- **Written instruction**: Once the pictures are set aside, transcribe the remaining data exactly.

- **Source data**:
= = = =
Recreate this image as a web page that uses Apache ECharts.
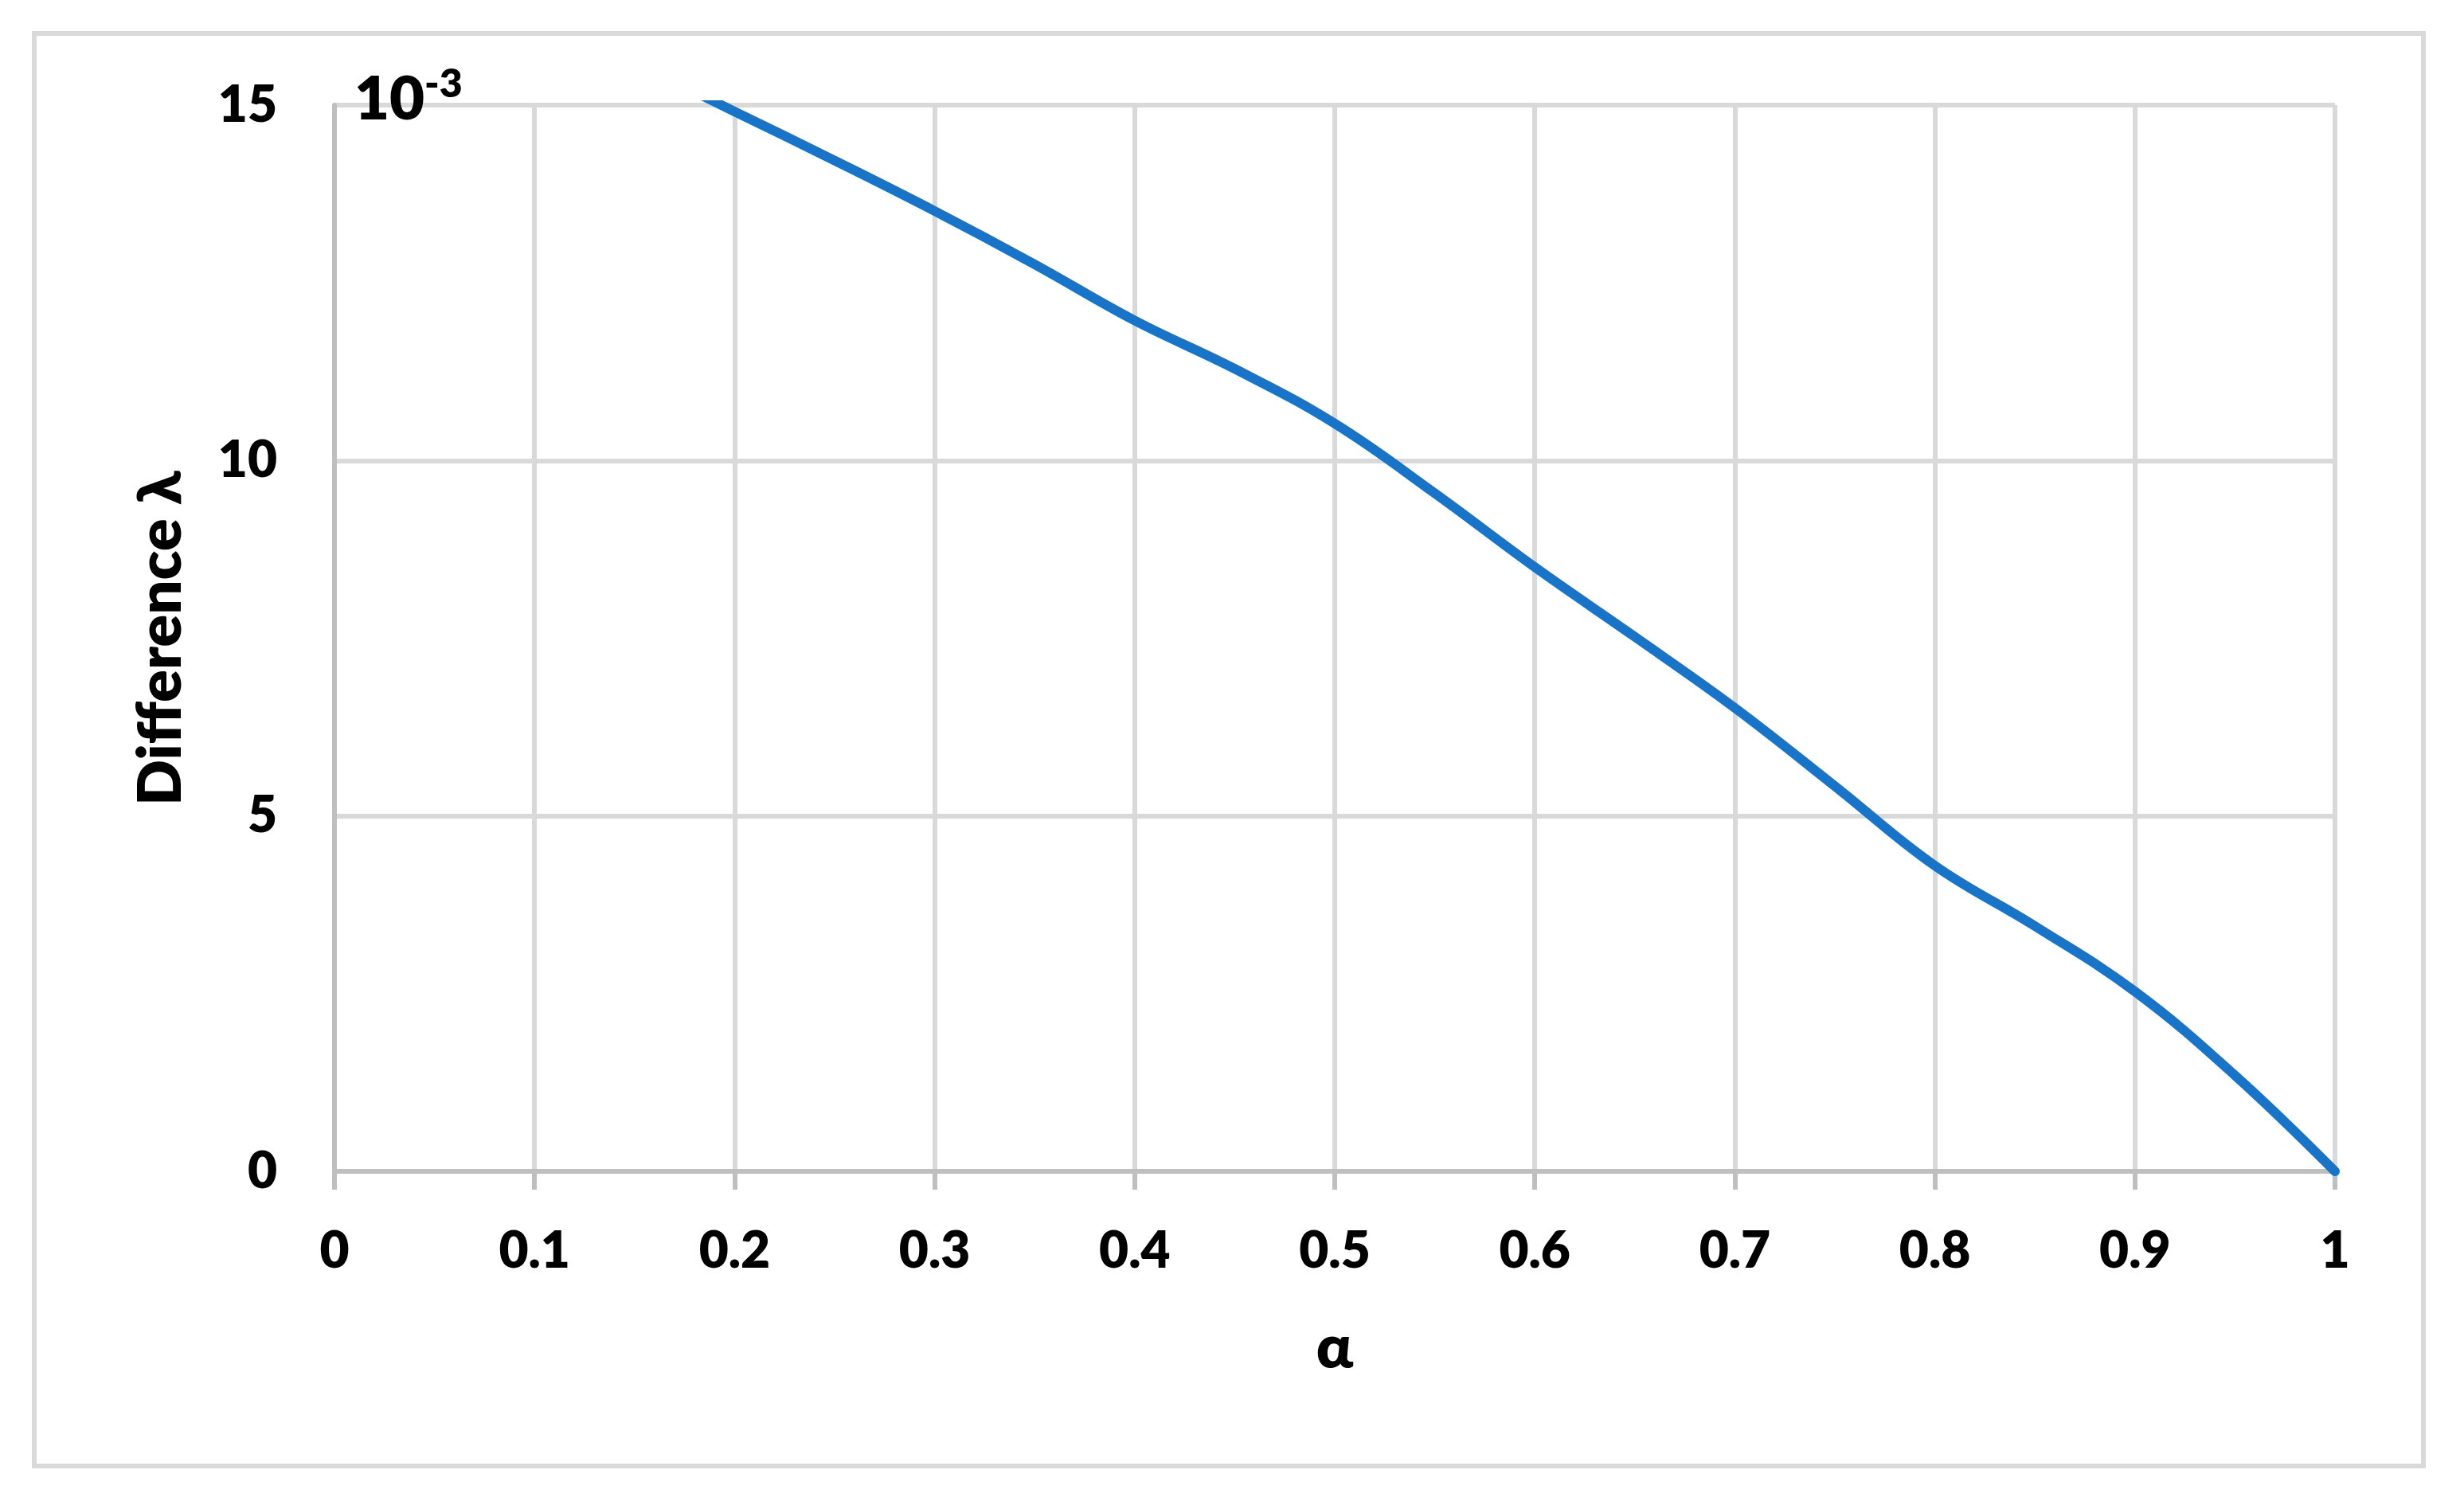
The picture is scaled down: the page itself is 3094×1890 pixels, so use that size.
<!DOCTYPE html>
<html>
<head>
<meta charset="UTF-8">
<title>Difference λ vs α</title>
<script src="https://cdn.jsdelivr.net/npm/echarts@6/dist/echarts.min.js"></script>
<style>html,body{margin:0;padding:0;background:#fff;}</style>
</head>
<body>
<div id="chart" style="width:3094px;height:1890px;"></div>
<script>
    // values (y in units of 10^-3)
    var alphaVals = [0.1, 0.15, 0.2, 0.25, 0.3, 0.35, 0.4, 0.45, 0.5, 0.55, 0.6, 0.65, 0.7, 0.75, 0.8, 0.85, 0.9, 0.95, 1.0];
    var diffVals  = [16.3, 15.6, 14.91, 14.22, 13.51, 12.76, 11.97, 11.29, 10.52, 9.54, 8.50, 7.52, 6.52, 5.42, 4.30, 3.45, 2.53, 1.35, 0];
    var xRange = [0, 1, 0.1];
    var yRange = [0, 15, 5];
    var xName = 'α';
    var yName = 'Difference λ';
    var scaleBase = '10';
    var scaleExp = '-3';

    var font = 'Lato, "Noto Sans", sans-serif';
    var weight = 800;
    var chart = echarts.init(document.getElementById('chart'));

    var points = [];
    for (var i = 0; i < alphaVals.length; i++) {
        points.push([alphaVals[i], diffVals[i]]);
    }

    var option = {
        backgroundColor: '#fff',
        animation: false,
        grid: {left: 420, right: 162, top: 132, bottom: 419},
        xAxis: {
            type: 'value',
            min: xRange[0], max: xRange[1], interval: xRange[2],
            name: xName,
            nameLocation: 'middle',
            nameGap: 184,
            nameTextStyle: {fontFamily: font, fontWeight: weight, fontSize: 76, color: '#000'},
            axisLine: {show: true, lineStyle: {color: '#bfbfbf', width: 6}},
            axisTick: {show: true, length: 23, lineStyle: {color: '#bfbfbf', width: 6}},
            axisLabel: {fontFamily: font, fontWeight: weight, fontSize: 64, color: '#000', margin: 68,
                showMinLabel: true, showMaxLabel: true},
            splitLine: {show: true, lineStyle: {color: '#d9d9d9', width: 6}}
        },
        yAxis: {
            type: 'value',
            min: yRange[0], max: yRange[1], interval: yRange[2],
            name: yName,
            nameLocation: 'middle',
            nameGap: 180,
            nameTextStyle: {fontFamily: font, fontWeight: weight, fontSize: 76, color: '#000'},
            axisLine: {show: true, lineStyle: {color: '#bfbfbf', width: 6}},
            axisTick: {show: false},
            axisLabel: {fontFamily: font, fontWeight: weight, fontSize: 64, color: '#000', margin: 72},
            splitLine: {show: true, lineStyle: {color: '#d9d9d9', width: 6}}
        },
        graphic: [
            {
                type: 'rect', z: -1, silent: true,
                shape: {x: 43, y: 42, width: 3000, height: 1799},
                style: {fill: 'none', stroke: '#d9d9d9', lineWidth: 6}
            },
            {
                type: 'text', z: 100, left: 445, top: 87,
                style: {text: scaleBase, font: weight + ' 76px ' + font, fill: '#000'}
            },
            {
                type: 'text', z: 100, left: 533, top: 81,
                style: {text: scaleExp, font: weight + ' 50px ' + font, fill: '#000'}
            }
        ],
        series: [{
            type: 'line',
            data: points,
            smooth: 0.4,
            showSymbol: false,
            clip: true,
            lineStyle: {color: '#1874c9', width: 12, cap: 'round'}
        }]
    };

    chart.setOption(option);
</script>
</body>
</html>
= = = =
- **Final result**:
Recreate this image as a web page that uses Apache ECharts.
The picture is scaled down: the page itself is 3094×1890 pixels, so use that size.
<!DOCTYPE html>
<html>
<head>
<meta charset="UTF-8">
<title>Difference λ vs α</title>
<script src="https://cdn.jsdelivr.net/npm/echarts@6/dist/echarts.min.js"></script>
<style>html,body{margin:0;padding:0;background:#fff;}</style>
</head>
<body>
<div id="chart" style="width:3094px;height:1890px;"></div>
<script>
    // values (y in units of 10^-3)
    var alphaVals = [0.1, 0.15, 0.2, 0.25, 0.3, 0.35, 0.4, 0.45, 0.5, 0.55, 0.6, 0.65, 0.7, 0.75, 0.8, 0.85, 0.9, 0.95, 1.0];
    var diffVals  = [16.3, 15.6, 14.91, 14.22, 13.51, 12.76, 11.97, 11.29, 10.52, 9.54, 8.50, 7.52, 6.52, 5.42, 4.30, 3.45, 2.53, 1.35, 0];
    var xRange = [0, 1, 0.1];
    var yRange = [0, 15, 5];
    var xName = 'α';
    var yName = 'Difference λ';
    var scaleBase = '10';
    var scaleExp = '-3';

    var font = 'Lato, "Noto Sans", sans-serif';
    var weight = 800;
    var chart = echarts.init(document.getElementById('chart'));

    var points = [];
    for (var i = 0; i < alphaVals.length; i++) {
        points.push([alphaVals[i], diffVals[i]]);
    }

    var option = {
        backgroundColor: '#fff',
        animation: false,
        grid: {left: 420, right: 162, top: 132, bottom: 419},
        xAxis: {
            type: 'value',
            min: xRange[0], max: xRange[1], interval: xRange[2],
            name: xName,
            nameLocation: 'middle',
            nameGap: 184,
            nameTextStyle: {fontFamily: font, fontWeight: weight, fontSize: 76, color: '#000'},
            axisLine: {show: true, lineStyle: {color: '#bfbfbf', width: 6}},
            axisTick: {show: true, length: 23, lineStyle: {color: '#bfbfbf', width: 6}},
            axisLabel: {fontFamily: font, fontWeight: weight, fontSize: 64, color: '#000', margin: 68,
                showMinLabel: true, showMaxLabel: true},
            splitLine: {show: true, lineStyle: {color: '#d9d9d9', width: 6}}
        },
        yAxis: {
            type: 'value',
            min: yRange[0], max: yRange[1], interval: yRange[2],
            name: yName,
            nameLocation: 'middle',
            nameGap: 180,
            nameTextStyle: {fontFamily: font, fontWeight: weight, fontSize: 76, color: '#000'},
            axisLine: {show: true, lineStyle: {color: '#bfbfbf', width: 6}},
            axisTick: {show: false},
            axisLabel: {fontFamily: font, fontWeight: weight, fontSize: 64, color: '#000', margin: 72},
            splitLine: {show: true, lineStyle: {color: '#d9d9d9', width: 6}}
        },
        graphic: [
            {
                type: 'rect', z: -1, silent: true,
                shape: {x: 43, y: 42, width: 3000, height: 1799},
                style: {fill: 'none', stroke: '#d9d9d9', lineWidth: 6}
            },
            {
                type: 'text', z: 100, left: 445, top: 87,
                style: {text: scaleBase, font: weight + ' 76px ' + font, fill: '#000'}
            },
            {
                type: 'text', z: 100, left: 533, top: 81,
                style: {text: scaleExp, font: weight + ' 50px ' + font, fill: '#000'}
            }
        ],
        series: [{
            type: 'line',
            data: points,
            smooth: 0.4,
            showSymbol: false,
            clip: true,
            lineStyle: {color: '#1874c9', width: 12, cap: 'round'}
        }]
    };

    chart.setOption(option);
</script>
</body>
</html>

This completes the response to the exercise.